We would continue to point out dangers and make suggestions, but primarily we trusted that if their intelligence had integrity, they would make it.

Relationships are formed and transformed in a crucible. When one person changes, it forces the other to change. Otherwise the relationship will fail.

It's the same with the relationship with our kids. If they change, it forces us to change. If we change, it forces them to change. It's a perpetual dance.

So when our kids changed direction theologically, we had to in some ways go their way while at the same time not forsaking our own. When we changed, if they wanted to remain in relationship with us, they had to adjust their steps as well without forsaking their integrity. Unlike the homes many people grow up in, it wasn't My way or the highway! It was an intersection of our own highways weaving in and out of each other.

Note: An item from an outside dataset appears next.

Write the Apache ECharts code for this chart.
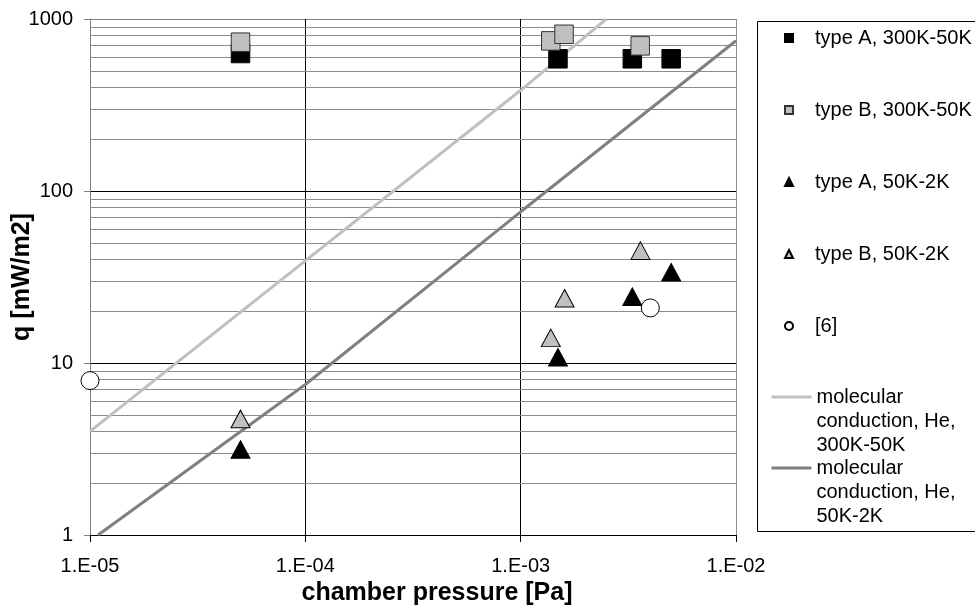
<!DOCTYPE html>
<html><head><meta charset="utf-8">
<script src="https://cdn.jsdelivr.net/npm/echarts@6/dist/echarts.min.js"></script>
<style>html,body{margin:0;padding:0;background:#fff}#c{width:975px;height:605px}</style>
</head><body><div id="c"></div>
<script>
// ---- data ----
const xTickLabels = ['1.E-05', '1.E-04', '1.E-03', '1.E-02'];
const yTickLabels = ['1', '10', '100', '1000'];

const seriesNames = ['type A, 300K-50K', 'type B, 300K-50K', 'type A, 50K-2K', 'type B, 50K-2K', '[6]',
  'molecular conduction, He, 300K-50K', 'molecular conduction, He, 50K-2K'];

const typeA_hot_p = [5.0e-5, 1.49e-3, 3.3e-3, 5.0e-3];
const typeA_hot_q = [630, 587, 587, 587];
const typeB_hot_p = [5.0e-5, 1.38e-3, 1.59e-3, 3.59e-3];
const typeB_hot_q = [733, 746, 815, 698];
const typeA_cold_p = [5.0e-5, 1.49e-3, 3.3e-3, 5.0e-3];
const typeA_cold_q = [3.14, 10.8, 24.3, 33.7];
const typeB_cold_p = [5.0e-5, 1.38e-3, 1.6e-3, 3.6e-3];
const typeB_cold_q = [4.73, 14.0, 23.8, 45];
const ref6_p = [1.0e-5, 4.0e-3];
const ref6_q = [7.9, 20.9];
const molHot_p = [1.0e-5, 1.0e-3, 2.5e-3];
const molHot_q = [4.0, 385, 1000];
const molCold_p = [1.09e-5, 1.0e-4, 1.0e-3, 1.0e-2];
const molCold_q = [1.0, 7.5, 75.7, 747];

// ---- helpers ----
const FONT = '"Liberation Sans", Arial, sans-serif';
const zip = (a, b) => a.map((v, i) => [v, b[i]]);
const minorX = [];
for (let e = -5; e < -2; e++) for (let k = 2; k <= 9; k++) minorX.push(k * Math.pow(10, e));
const minorY = [];
for (let e = 0; e < 3; e++) for (let k = 2; k <= 9; k++) minorY.push(k * Math.pow(10, e));
const minorLines = minorX.map(v => ({ xAxis: v })).concat(minorY.map(v => ({ yAxis: v })));

function scatter(name, p, q, symbol, size, fill, border, z) {
  return {
    type: 'scatter', name, data: zip(p, q), symbol, symbolSize: size, z,
    itemStyle: { color: fill, borderColor: border, borderWidth: 1, opacity: 1 },
    emphasis: { disabled: true }
  };
}

const chart = echarts.init(document.getElementById('c'), null, { renderer: 'canvas' });
// two leading empty lines keep the first text line level with the legend line icon
const lineLegendFmt = n => '\n\n' + n.replace('molecular ', 'molecular\n').replace('He, ', 'He,\n');
const legendText = { fontSize: 20, lineHeight: 24, color: '#000', fontFamily: FONT };
const hiddenSymbol = { color: 'rgba(0,0,0,0)', borderColor: 'rgba(0,0,0,0)', borderWidth: 0 };

chart.setOption({
  animation: false,
  backgroundColor: '#fff',
  textStyle: { fontFamily: FONT },
  grid: { left: 90, top: 19, width: 646, height: 516, containLabel: false, outerBoundsMode: 'none' },
  xAxis: {
    type: 'log', logBase: 10, min: 1e-5, max: 1e-2,
    axisLine: { show: true, lineStyle: { color: '#000', width: 1 } },
    axisTick: { show: true, length: 7, lineStyle: { color: '#000' } },
    axisLabel: {
      fontSize: 20, color: '#000', margin: 21, fontFamily: FONT,
      formatter: v => xTickLabels[Math.round(Math.log10(v)) + 5]
    },
    splitLine: { show: true, lineStyle: { color: ['#808080', '#000', '#000', '#000'], width: 1 } },
    name: 'chamber pressure [Pa]', nameLocation: 'middle', nameGap: 46, nameMoveOverlap: false,
    nameTextStyle: { fontSize: 25, fontWeight: 'bold', color: '#000', fontFamily: FONT, padding: [0, 0, 0, 48] }
  },
  yAxis: {
    type: 'log', logBase: 10, min: 1, max: 1000,
    axisLine: { show: true, lineStyle: { color: '#808080', width: 1 } },
    axisTick: { show: true, length: 6, lineStyle: { color: '#808080' } },
    axisLabel: {
      fontSize: 20, color: '#000', margin: 17, fontFamily: FONT,
      formatter: v => yTickLabels[Math.round(Math.log10(v))]
    },
    splitLine: { show: true, lineStyle: { color: ['#000', '#000', '#000', '#808080'], width: 1 } },
    name: 'q [mW/m2]', nameLocation: 'middle', nameGap: 55, nameMoveOverlap: false,
    nameTextStyle: { fontSize: 25, fontWeight: 'bold', color: '#000', fontFamily: FONT }
  },
  legend: [
    {
      data: seriesNames.slice(0, 5), orient: 'vertical', left: 784, top: 26, padding: 0,
      itemWidth: 8, itemHeight: 8, itemGap: 48, selectedMode: false,
      formatter: n => '{s|}{t|' + n + '}',
      textStyle: Object.assign({}, legendText, {
        rich: { s: { width: 17 }, t: { fontSize: 20, lineHeight: 24, color: '#000', fontFamily: FONT } }
      })
    },
    {
      data: [seriesNames[5]], orient: 'vertical', left: 770, top: 337, padding: 0,
      itemWidth: 40, itemHeight: 14, selectedMode: false, formatter: lineLegendFmt,
      textStyle: legendText, itemStyle: hiddenSymbol, lineStyle: { width: 3 }
    },
    {
      data: [seriesNames[6]], orient: 'vertical', left: 770, top: 408, padding: 0,
      itemWidth: 40, itemHeight: 14, selectedMode: false, formatter: lineLegendFmt,
      textStyle: legendText, itemStyle: hiddenSymbol, lineStyle: { width: 3 }
    }
  ],
  graphic: [{
    type: 'rect', silent: true, z: 0,
    shape: { x: 757.5, y: 21.5, width: 260, height: 510 },
    style: { fill: 'none', stroke: '#000', lineWidth: 1 }
  }],
  series: [
    scatter(seriesNames[0], typeA_hot_p, typeA_hot_q, 'rect', 18.5, '#000', '#000', 3),
    scatter(seriesNames[1], typeB_hot_p, typeB_hot_q, 'rect', 18.5, '#c0c0c0', '#333', 4),
    scatter(seriesNames[2], typeA_cold_p, typeA_cold_q, 'triangle', [19, 17.5], '#000', '#000', 5),
    scatter(seriesNames[3], typeB_cold_p, typeB_cold_q, 'triangle', [19, 17.5], '#c0c0c0', '#000', 6),
    scatter(seriesNames[4], ref6_p, ref6_q, 'circle', 18, '#fff', '#000', 7),
    {
      type: 'line', name: seriesNames[5], data: zip(molHot_p, molHot_q), symbol: 'none', z: 2,
      lineStyle: { color: '#c0c0c0', width: 3 }, itemStyle: { color: '#c0c0c0' },
      emphasis: { disabled: true }
    },
    {
      type: 'line', name: seriesNames[6], data: zip(molCold_p, molCold_q), symbol: 'none', z: 2,
      lineStyle: { color: '#808080', width: 3 }, itemStyle: { color: '#808080' },
      emphasis: { disabled: true },
      markLine: {
        silent: true, z: 1, symbol: 'none', animation: false,
        label: { show: false },
        lineStyle: { color: '#8c8c8c', width: 1, type: 'solid' },
        emphasis: { disabled: true },
        data: minorLines
      }
    }
  ]
});
</script>
</body></html>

As a result, we hopefully fostered a respect for their journeys and in them a respect for ours. That still holds.

Respect Their Discoveries And Conclusion But Allow For Cross-pollination

Our children formed opinions that differed from ours. So in our house their was the fascinating interplay of five different opinions. This isn't to say that the five world views blended together to become one syncretistic stew called Haywardism.

Instead, our different beliefs were uniquely our own in a home that fostered a mutual respect for the other. And when I say different, this could even mean contradictory. It is like a United Nations of Spirituality.

But Lisa and I learned early in our relationship that it wasn't compatibility of beliefs that held us together. It was a love that respected the other no matter where they were. Lisa and I believe very differently, but we love each other. That's the glue that binds us.

There have been difficult times when our differences created sparks that could have possibly turned into a raging fire that might have incinerated us. But we learned how to negotiate those heated moments in ways that enabled us to put the fire out, divert it, or let it burn off the dross and change us.

Without a doubt, our kids learned from us. Without a doubt, we learned from them.

Perhaps our kids learned from us how to be persistent, steadfast and faithful through difficult times. Perhaps we learned from our kids how to be honest, independent and outspoken through times of pressure to conform.

While we taught our kids to think for themselves and believe what they believe with integrity, they also forced us to do the same. We told them our version. They've told us theirs. We've told them our stories. They've told us theirs. We pollinated them. They pollinated us. Like a hardy apple that has developed over the years through cross-pollination, we have fed off each other and developed traits that hopefully help us to survive even in the harshest of conditions.

Conclusion

I don't want to give the impression that we are a perfect family. We are not perfect! We have our issues and problems as individuals and collectively. But there is a love and mutual respect that keep us together. There have been moments and seasons of unbelievable stress and confusion. There have been terrors and tensions. There have been separations and reconciliations. But so far we have survived them.

I was tempted at first to give maybe a 10 point list of advice for parents going through deconstruction in front of their kids... things like let them see the books you read and answer their curiosities about them; teach your kids how to think, not how to believe; tell them everything you're going through and let them deal with what it means for them; ask them what they believe and listen objectively and engage in conversation about it; openly share your struggles with what you're going through with the church and let them process it themselves, and so on.

Rather, I thought I would give the three points above as sturdy blocks that help build an authentic, honest and thoughtful life.

I hope you find this helpful.

Have a great day, and peace on your path and the path of your kids!